Kini aku hidup dalam kebenaran, dan pakaian kubur ku telah ditanggalkan.
Kini aku berbicara dengan para malaikat diatas,
Tanpa hijab, aku bertemu muka dengan Tuhanku.
Aku melihat Lauh Mahfuz, dan didalamnya ku membaca
Apa yang telah, sedang dan akan terjadi.
Biarlah rumahku runtuh, baringkan sangkarku di tanah,
Buanglah sang jimat, itu hanyalah sebuah kenang2an, tidak lebih
Sampingkan jubahku, itu hanyalah baju luar ku,
Letakkan semua itu dalam kubur, biarkanlah terlupakan
Aku telah melanjutkan perjalananku dan kalian semua tertinggal.

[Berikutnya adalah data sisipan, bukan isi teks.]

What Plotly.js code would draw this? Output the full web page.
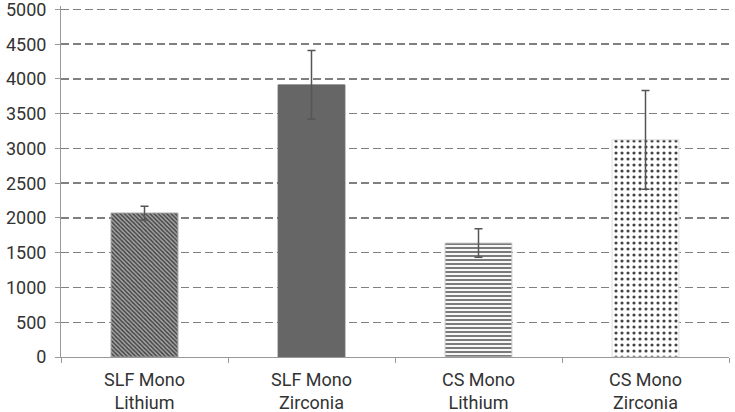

Rumah kalian bukanlah tempat ku lagi.
Janganlah berpikir bahwa mati adalah kematian, tapi itu adalah kehidupan,
Kehidupan yang melampaui semua mimpi kita disini,
Di kehidupan ini, kita diberikan tidur,
Kematian adalah tidur, tidur yang diperpanjang
Janganlah takut ketika mati itu mendekat,
Itu hanyalah keberangkatan menuju rumah yang terberkati ini
Ingatlah akan ampunan dan cinta Tuhanmu,
Bersyukurlah pada KaruniaNya dan datanglah tanpa takut.
Aku yang sekarang ini, kau pun dapat menjadi
Karena aku tahu kau dan aku adalah sama
Jiwa-jiwa yang datang dari Tuhannya
Badan badan yang berasal sama
Baik atapun jahat, semua adalah milik kita
Aku sampaikan pada kalian sekarang pesan yang menggembirakan
Semoga kedamaian dan kegembiraan Allah menjadi milikmu selamanya.